> AIM OF THE TASK
Retype only what runs from the first line of the listing to the line holding "(16,878) -- (471,878);", both included. Do not retype the pictures.

** start of INFORMATION PROVIDED **

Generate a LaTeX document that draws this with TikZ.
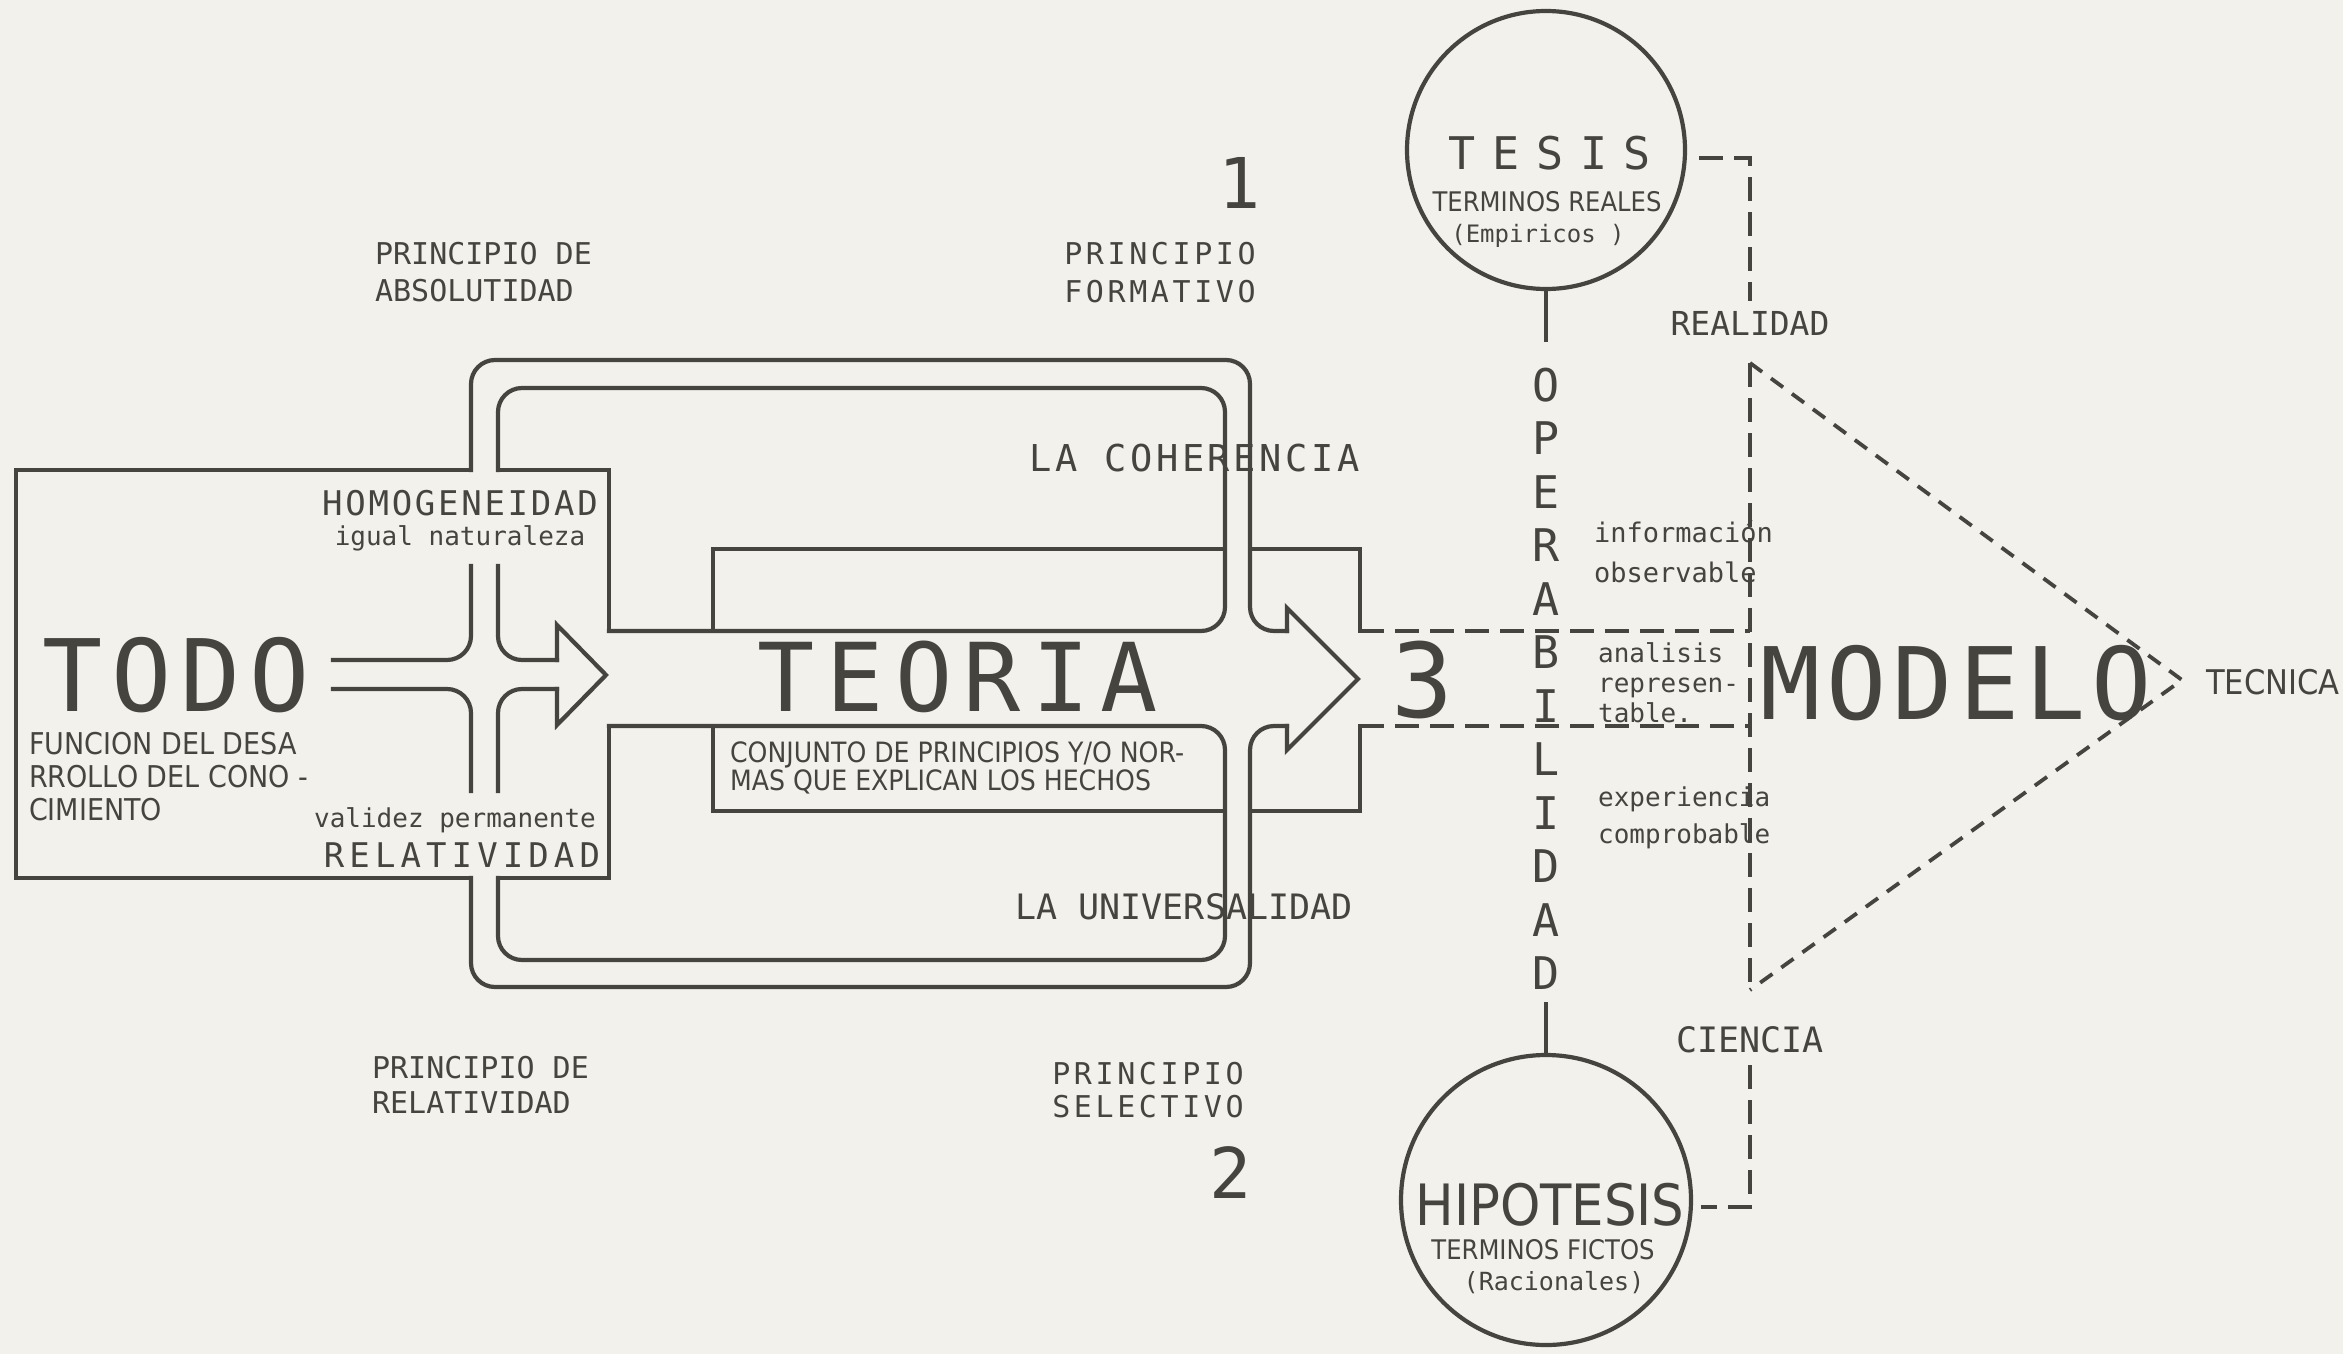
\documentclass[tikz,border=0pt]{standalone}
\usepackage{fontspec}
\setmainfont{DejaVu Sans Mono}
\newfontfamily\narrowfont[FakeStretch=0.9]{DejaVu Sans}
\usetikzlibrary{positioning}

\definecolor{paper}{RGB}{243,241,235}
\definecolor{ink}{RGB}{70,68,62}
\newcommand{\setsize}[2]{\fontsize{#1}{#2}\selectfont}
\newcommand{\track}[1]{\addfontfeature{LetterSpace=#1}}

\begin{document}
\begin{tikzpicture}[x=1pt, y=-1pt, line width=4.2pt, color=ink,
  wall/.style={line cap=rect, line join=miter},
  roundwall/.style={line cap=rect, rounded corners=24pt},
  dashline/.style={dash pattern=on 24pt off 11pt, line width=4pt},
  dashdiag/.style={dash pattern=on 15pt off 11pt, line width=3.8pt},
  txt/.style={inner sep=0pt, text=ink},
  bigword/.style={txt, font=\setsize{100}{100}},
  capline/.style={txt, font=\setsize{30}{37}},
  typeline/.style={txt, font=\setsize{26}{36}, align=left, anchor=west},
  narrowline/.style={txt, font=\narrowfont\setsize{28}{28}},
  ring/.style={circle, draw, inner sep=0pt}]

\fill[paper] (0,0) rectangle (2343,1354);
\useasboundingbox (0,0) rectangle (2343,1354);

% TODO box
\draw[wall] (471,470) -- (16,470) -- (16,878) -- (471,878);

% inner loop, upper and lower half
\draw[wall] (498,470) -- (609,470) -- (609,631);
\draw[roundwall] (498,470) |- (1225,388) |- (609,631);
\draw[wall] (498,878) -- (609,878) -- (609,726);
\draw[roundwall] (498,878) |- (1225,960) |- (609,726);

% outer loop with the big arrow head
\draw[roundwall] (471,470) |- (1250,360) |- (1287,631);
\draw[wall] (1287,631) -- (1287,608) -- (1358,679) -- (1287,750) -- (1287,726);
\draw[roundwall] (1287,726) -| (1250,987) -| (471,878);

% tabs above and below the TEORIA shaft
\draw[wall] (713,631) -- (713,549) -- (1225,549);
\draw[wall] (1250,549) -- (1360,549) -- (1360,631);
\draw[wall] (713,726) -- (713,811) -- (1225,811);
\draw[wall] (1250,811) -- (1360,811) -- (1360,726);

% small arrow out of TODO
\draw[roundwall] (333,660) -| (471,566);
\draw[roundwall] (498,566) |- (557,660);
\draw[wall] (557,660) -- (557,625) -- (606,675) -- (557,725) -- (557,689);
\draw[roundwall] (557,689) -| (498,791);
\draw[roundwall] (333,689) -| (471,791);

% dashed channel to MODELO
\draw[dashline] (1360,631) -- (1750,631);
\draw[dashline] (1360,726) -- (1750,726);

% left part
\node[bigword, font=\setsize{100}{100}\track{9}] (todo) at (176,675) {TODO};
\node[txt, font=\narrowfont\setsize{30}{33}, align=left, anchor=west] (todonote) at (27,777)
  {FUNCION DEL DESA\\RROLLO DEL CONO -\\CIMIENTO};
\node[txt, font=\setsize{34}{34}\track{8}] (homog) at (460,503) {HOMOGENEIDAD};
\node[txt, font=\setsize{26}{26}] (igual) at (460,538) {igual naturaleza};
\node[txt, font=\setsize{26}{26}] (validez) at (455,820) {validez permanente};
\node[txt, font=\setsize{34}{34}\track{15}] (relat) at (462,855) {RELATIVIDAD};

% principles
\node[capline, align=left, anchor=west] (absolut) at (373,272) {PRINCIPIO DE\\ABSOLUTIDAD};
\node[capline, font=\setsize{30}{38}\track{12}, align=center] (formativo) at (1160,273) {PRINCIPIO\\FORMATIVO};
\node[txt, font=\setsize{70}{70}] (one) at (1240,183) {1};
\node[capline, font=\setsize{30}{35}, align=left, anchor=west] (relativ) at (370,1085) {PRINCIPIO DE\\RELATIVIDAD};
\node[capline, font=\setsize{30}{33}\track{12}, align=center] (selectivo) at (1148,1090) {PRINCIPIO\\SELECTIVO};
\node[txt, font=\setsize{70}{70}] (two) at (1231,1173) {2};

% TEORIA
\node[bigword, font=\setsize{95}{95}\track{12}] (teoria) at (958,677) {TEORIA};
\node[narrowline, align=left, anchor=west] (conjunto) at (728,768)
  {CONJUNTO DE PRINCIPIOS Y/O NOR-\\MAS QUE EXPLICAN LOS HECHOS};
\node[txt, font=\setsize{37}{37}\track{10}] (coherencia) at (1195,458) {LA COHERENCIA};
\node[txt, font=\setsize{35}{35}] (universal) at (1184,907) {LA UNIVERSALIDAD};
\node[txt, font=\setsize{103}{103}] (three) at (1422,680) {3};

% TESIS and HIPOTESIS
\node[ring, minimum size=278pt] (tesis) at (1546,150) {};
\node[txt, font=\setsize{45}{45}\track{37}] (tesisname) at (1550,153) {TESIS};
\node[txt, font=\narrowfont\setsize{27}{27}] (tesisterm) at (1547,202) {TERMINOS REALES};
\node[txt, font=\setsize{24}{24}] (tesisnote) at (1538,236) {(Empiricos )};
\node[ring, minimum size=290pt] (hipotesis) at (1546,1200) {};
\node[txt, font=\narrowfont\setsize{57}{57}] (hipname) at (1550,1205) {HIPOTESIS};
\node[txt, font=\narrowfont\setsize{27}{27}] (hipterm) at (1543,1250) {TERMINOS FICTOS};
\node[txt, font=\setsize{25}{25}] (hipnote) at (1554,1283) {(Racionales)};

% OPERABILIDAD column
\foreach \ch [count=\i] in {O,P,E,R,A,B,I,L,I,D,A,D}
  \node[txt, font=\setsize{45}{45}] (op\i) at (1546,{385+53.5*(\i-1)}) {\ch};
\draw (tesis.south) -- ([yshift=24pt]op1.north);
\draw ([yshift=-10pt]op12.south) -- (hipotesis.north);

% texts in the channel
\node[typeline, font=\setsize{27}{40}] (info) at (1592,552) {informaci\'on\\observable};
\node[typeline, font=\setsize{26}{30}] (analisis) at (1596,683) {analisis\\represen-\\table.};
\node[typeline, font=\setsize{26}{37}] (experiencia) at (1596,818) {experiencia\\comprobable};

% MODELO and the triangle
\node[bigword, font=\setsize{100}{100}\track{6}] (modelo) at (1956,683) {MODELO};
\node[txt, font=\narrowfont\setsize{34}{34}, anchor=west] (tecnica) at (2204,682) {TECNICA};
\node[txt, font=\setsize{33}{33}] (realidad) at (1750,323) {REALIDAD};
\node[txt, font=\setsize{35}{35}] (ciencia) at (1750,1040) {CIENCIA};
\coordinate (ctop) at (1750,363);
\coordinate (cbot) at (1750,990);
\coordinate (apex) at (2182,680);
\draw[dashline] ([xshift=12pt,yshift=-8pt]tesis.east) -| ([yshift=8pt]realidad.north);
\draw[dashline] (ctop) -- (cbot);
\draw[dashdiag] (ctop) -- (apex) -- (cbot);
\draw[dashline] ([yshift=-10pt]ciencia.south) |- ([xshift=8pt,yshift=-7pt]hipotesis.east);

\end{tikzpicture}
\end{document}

** end of INFORMATION PROVIDED **

> ANSWER TO THIS TASK
Generate a LaTeX document that draws this with TikZ.
\documentclass[tikz,border=0pt]{standalone}
\usepackage{fontspec}
\setmainfont{DejaVu Sans Mono}
\newfontfamily\narrowfont[FakeStretch=0.9]{DejaVu Sans}
\usetikzlibrary{positioning}

\definecolor{paper}{RGB}{243,241,235}
\definecolor{ink}{RGB}{70,68,62}
\newcommand{\setsize}[2]{\fontsize{#1}{#2}\selectfont}
\newcommand{\track}[1]{\addfontfeature{LetterSpace=#1}}

\begin{document}
\begin{tikzpicture}[x=1pt, y=-1pt, line width=4.2pt, color=ink,
  wall/.style={line cap=rect, line join=miter},
  roundwall/.style={line cap=rect, rounded corners=24pt},
  dashline/.style={dash pattern=on 24pt off 11pt, line width=4pt},
  dashdiag/.style={dash pattern=on 15pt off 11pt, line width=3.8pt},
  txt/.style={inner sep=0pt, text=ink},
  bigword/.style={txt, font=\setsize{100}{100}},
  capline/.style={txt, font=\setsize{30}{37}},
  typeline/.style={txt, font=\setsize{26}{36}, align=left, anchor=west},
  narrowline/.style={txt, font=\narrowfont\setsize{28}{28}},
  ring/.style={circle, draw, inner sep=0pt}]

\fill[paper] (0,0) rectangle (2343,1354);
\useasboundingbox (0,0) rectangle (2343,1354);

% TODO box
\draw[wall] (471,470) -- (16,470) -- (16,878) -- (471,878);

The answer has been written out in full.